• Information provided:

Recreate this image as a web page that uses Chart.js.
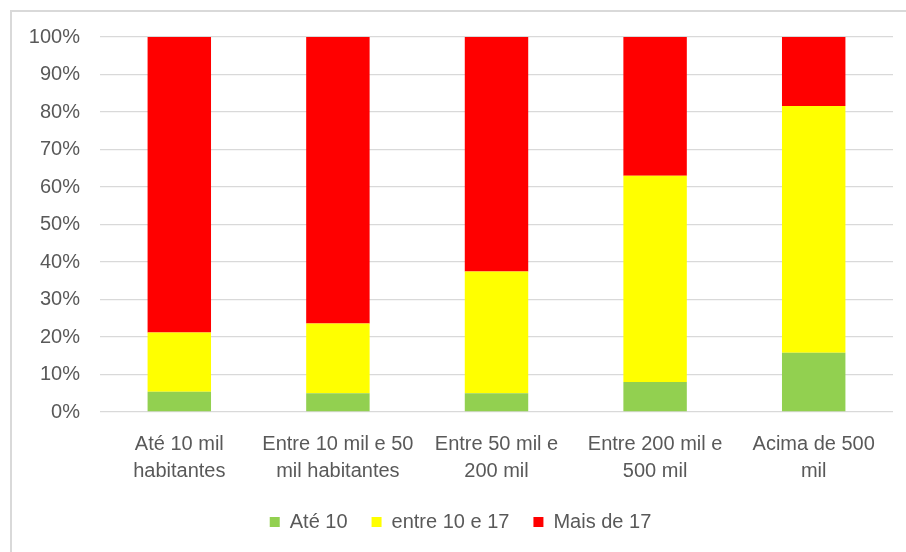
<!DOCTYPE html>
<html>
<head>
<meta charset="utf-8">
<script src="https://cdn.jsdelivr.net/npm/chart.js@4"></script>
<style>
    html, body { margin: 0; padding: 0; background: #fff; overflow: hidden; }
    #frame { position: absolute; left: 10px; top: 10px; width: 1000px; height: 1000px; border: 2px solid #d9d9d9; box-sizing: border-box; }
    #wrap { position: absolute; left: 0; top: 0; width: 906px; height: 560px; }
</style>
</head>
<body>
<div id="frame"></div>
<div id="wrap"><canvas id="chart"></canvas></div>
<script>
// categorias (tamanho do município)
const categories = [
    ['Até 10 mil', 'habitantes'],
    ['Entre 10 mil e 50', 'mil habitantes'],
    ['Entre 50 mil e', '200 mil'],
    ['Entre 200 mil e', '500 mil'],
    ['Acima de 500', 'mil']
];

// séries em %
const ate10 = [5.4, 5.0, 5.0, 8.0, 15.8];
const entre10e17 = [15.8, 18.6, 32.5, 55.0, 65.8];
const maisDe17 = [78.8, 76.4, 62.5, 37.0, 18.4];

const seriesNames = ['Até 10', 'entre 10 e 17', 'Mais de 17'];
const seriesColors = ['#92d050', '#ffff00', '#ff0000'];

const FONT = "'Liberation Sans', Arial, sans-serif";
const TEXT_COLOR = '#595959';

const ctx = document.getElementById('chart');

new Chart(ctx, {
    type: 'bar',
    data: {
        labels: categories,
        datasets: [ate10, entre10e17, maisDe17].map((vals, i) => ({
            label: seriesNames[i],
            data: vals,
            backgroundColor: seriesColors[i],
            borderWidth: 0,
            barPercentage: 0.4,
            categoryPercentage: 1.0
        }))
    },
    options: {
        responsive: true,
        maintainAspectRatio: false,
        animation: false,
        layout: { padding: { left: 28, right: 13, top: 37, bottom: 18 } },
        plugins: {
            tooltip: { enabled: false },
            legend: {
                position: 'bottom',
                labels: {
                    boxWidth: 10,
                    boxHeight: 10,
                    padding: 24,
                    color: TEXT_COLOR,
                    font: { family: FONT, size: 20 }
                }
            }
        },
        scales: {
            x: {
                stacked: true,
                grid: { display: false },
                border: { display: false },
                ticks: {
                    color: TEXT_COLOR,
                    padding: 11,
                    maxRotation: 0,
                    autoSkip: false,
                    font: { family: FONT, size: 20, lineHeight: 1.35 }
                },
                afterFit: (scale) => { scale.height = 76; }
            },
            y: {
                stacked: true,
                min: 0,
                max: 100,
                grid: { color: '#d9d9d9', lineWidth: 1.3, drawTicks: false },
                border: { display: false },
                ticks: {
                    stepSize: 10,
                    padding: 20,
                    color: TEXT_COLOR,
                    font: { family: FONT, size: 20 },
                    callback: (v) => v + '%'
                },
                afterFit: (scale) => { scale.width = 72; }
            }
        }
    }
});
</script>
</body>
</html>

• Work required: Repeat the full listing above exactly, with no pictures in the copy.

• Answer to this task:
Recreate this image as a web page that uses Chart.js.
<!DOCTYPE html>
<html>
<head>
<meta charset="utf-8">
<script src="https://cdn.jsdelivr.net/npm/chart.js@4"></script>
<style>
    html, body { margin: 0; padding: 0; background: #fff; overflow: hidden; }
    #frame { position: absolute; left: 10px; top: 10px; width: 1000px; height: 1000px; border: 2px solid #d9d9d9; box-sizing: border-box; }
    #wrap { position: absolute; left: 0; top: 0; width: 906px; height: 560px; }
</style>
</head>
<body>
<div id="frame"></div>
<div id="wrap"><canvas id="chart"></canvas></div>
<script>
// categorias (tamanho do município)
const categories = [
    ['Até 10 mil', 'habitantes'],
    ['Entre 10 mil e 50', 'mil habitantes'],
    ['Entre 50 mil e', '200 mil'],
    ['Entre 200 mil e', '500 mil'],
    ['Acima de 500', 'mil']
];

// séries em %
const ate10 = [5.4, 5.0, 5.0, 8.0, 15.8];
const entre10e17 = [15.8, 18.6, 32.5, 55.0, 65.8];
const maisDe17 = [78.8, 76.4, 62.5, 37.0, 18.4];

const seriesNames = ['Até 10', 'entre 10 e 17', 'Mais de 17'];
const seriesColors = ['#92d050', '#ffff00', '#ff0000'];

const FONT = "'Liberation Sans', Arial, sans-serif";
const TEXT_COLOR = '#595959';

const ctx = document.getElementById('chart');

new Chart(ctx, {
    type: 'bar',
    data: {
        labels: categories,
        datasets: [ate10, entre10e17, maisDe17].map((vals, i) => ({
            label: seriesNames[i],
            data: vals,
            backgroundColor: seriesColors[i],
            borderWidth: 0,
            barPercentage: 0.4,
            categoryPercentage: 1.0
        }))
    },
    options: {
        responsive: true,
        maintainAspectRatio: false,
        animation: false,
        layout: { padding: { left: 28, right: 13, top: 37, bottom: 18 } },
        plugins: {
            tooltip: { enabled: false },
            legend: {
                position: 'bottom',
                labels: {
                    boxWidth: 10,
                    boxHeight: 10,
                    padding: 24,
                    color: TEXT_COLOR,
                    font: { family: FONT, size: 20 }
                }
            }
        },
        scales: {
            x: {
                stacked: true,
                grid: { display: false },
                border: { display: false },
                ticks: {
                    color: TEXT_COLOR,
                    padding: 11,
                    maxRotation: 0,
                    autoSkip: false,
                    font: { family: FONT, size: 20, lineHeight: 1.35 }
                },
                afterFit: (scale) => { scale.height = 76; }
            },
            y: {
                stacked: true,
                min: 0,
                max: 100,
                grid: { color: '#d9d9d9', lineWidth: 1.3, drawTicks: false },
                border: { display: false },
                ticks: {
                    stepSize: 10,
                    padding: 20,
                    color: TEXT_COLOR,
                    font: { family: FONT, size: 20 },
                    callback: (v) => v + '%'
                },
                afterFit: (scale) => { scale.width = 72; }
            }
        }
    }
});
</script>
</body>
</html>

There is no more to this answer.